Sleman– Isu dugaan penganiayaan yang mencoreng nama Pondok Pesantren Ora Aji, milik tokoh agama kenamaan Gus Miftah di Kalasan, Sleman, akhirnya dijawab.
Yayasan menegaskan telah berupaya menempuh jalur mediasi, sembari membantah keras narasi dramatis yang beredar mengenai insiden yang menimpa santri bernama Kharisma Dimas Radea (23) asal Tabalong, Kalimantan Selatan.
Insiden yang terjadi pada 15 Februari 2025 dan dilaporkan ke kepolisian sehari setelahnya ini, disebut Yayasan Pondok Pesantren Ora Aji sebagai murni dinamika antar santri, bukan aksi penganiayaan yang disengaja.
“Langkah-langkah komunikasi persuasif terkait perkara yang sudah tersebar di media, dari pihak yayasan sudah melakukan mediasi dengan pihak korban untuk mengambil langkah dan solusi terbaik dari perkara ini,” ungkap Ketua Tim Yayasan, Dwi Yudha Danu, kepada awak media, Sabtu (31/5/2025).
Bantahan Tegas dan Solidaritas Santri
Penasihat Hukum Yayasan Ponpes Ora Aji, Adhi Susanto, dengan tegas membantah tudingan penganiayaan yang didramatisir oleh kuasa hukum Dimas.
Sebelumnya, beredar kabar bahwa Dimas dianiaya dua kali di dalam pondok, disekap, bahkan disetrum menggunakan aki.
“Kami atas nama Pondok Pesantren membantahlah. Bahasa framing pengeroyokan itu tidak terjadi, tidak sedramatisir itu. Itu murni layaknya teman-teman santri yang selama bersandingan setiap saat 24 jam bersama-sama. Jadi hanya itu saja, tidak ada niatan untuk sampai mencelakai dan segala macam, itu tidak,” tegas Adhi.
Menurut Adhi, insiden tersebut merupakan spontanitas solidaritas para santri yang gerah dengan tindak pencurian di lingkungan pondok. Puncaknya, Dimas diduga menjual air galon milik usaha pondok selama enam hari tanpa sepengetahuan pengurus.
“Ada santri yang bernama si A sekian kehilangan 700 ribu, lalu santri si B yang 50 ribu dan segala macam. Singkat cerita Dimas mengakui bahwa memang dia sudah melakukan penjualan galon tanpa sepengetahuan pengurus itu selama kurang lebih 6 hari,” jelasnya.
Dari pengakuan tersebut, sejumlah santri kemudian melakukan pendekatan persuasif, bukan pemaksaan.
“Aksi spontanitas itu muncul dalam rangka untuk menunjukkan satu effort para santri.
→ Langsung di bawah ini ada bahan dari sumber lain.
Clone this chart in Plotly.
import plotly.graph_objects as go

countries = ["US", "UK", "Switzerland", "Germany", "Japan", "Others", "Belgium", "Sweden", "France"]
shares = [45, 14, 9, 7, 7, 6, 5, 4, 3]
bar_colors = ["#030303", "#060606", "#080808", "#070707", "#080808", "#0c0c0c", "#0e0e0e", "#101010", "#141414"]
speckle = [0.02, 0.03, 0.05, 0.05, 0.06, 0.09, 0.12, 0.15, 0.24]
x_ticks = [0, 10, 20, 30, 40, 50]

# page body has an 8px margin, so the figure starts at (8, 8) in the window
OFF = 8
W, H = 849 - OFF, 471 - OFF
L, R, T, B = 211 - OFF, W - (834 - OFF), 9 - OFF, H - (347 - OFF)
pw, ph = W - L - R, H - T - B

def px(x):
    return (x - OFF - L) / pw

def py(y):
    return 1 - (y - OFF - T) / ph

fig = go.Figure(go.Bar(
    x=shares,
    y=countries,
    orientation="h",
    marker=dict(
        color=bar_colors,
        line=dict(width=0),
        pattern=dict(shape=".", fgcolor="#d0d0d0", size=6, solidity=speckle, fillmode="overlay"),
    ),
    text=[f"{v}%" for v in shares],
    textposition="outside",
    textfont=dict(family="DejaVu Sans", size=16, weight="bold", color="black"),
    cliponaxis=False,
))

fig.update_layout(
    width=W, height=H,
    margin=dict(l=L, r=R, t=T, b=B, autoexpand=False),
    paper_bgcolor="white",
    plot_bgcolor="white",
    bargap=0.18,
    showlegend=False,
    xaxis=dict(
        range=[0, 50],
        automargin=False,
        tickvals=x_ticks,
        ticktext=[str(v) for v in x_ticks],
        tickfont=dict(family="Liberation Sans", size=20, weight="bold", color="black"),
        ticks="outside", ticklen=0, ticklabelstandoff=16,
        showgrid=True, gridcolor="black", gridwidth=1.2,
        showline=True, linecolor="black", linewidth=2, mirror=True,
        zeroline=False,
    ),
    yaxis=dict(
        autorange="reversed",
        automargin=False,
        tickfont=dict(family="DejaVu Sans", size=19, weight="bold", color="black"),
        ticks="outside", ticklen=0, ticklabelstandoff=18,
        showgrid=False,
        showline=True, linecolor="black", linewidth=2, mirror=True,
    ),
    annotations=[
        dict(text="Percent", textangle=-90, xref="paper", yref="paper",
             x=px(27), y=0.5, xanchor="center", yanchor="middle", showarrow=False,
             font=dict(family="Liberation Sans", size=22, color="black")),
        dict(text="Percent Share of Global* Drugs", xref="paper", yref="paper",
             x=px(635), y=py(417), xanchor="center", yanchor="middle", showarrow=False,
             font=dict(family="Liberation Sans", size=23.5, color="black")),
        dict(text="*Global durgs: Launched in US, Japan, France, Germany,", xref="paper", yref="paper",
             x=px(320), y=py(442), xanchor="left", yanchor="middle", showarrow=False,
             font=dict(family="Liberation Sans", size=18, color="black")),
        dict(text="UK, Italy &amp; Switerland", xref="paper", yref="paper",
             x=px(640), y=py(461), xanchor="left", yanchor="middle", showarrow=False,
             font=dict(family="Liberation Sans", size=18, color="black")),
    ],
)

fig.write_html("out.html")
Sebenarnya lebih kepada rasa sayang saja ‘Ini santri kok nyolong toh’ (Ini santri kok mencuri), kira-kira begitu. Nah framing yang terjadi selama ini di luar kan seolah-olah memang dilakukan penyiksaan yang luar biasa itu tidak pernah terjadi,” imbuh Adhi.
Mediasi Buntu, Yayasan Laporkan Balik Dimas
Yayasan menegaskan, kejadian ini murni insiden antar santri dan tidak melibatkan pengurus. “Peristiwa ini murni antara santri dan santri. Siapakah santri pelaku ini? Santri pelaku ini adalah korban daripada kehilangan-kehilangan pencurian-pencurian yang dilakukan oleh saudara Dimas ini,” katanya.
Upaya mediasi yang diinisiasi yayasan menemui jalan buntu. Mediasi dinyatakan gagal lantaran tuntutan kompensasi dari keluarga Dimas dinilai mustahil dipenuhi oleh para santri.
“Itu mintanya Rp 2 miliar kalau mau berdamai. Tapi kan ini tidak mungkin bisa dipenuhi oleh santri yang notabene orang-orang yang tidak punya atau yang notabene datang ke sini dalam keadaan masuk gratis,” ungkap Adhi.
Yayasan sempat menawarkan bantuan pembiayaan pengobatan sebesar Rp 20 juta, namun tawaran itu ditolak.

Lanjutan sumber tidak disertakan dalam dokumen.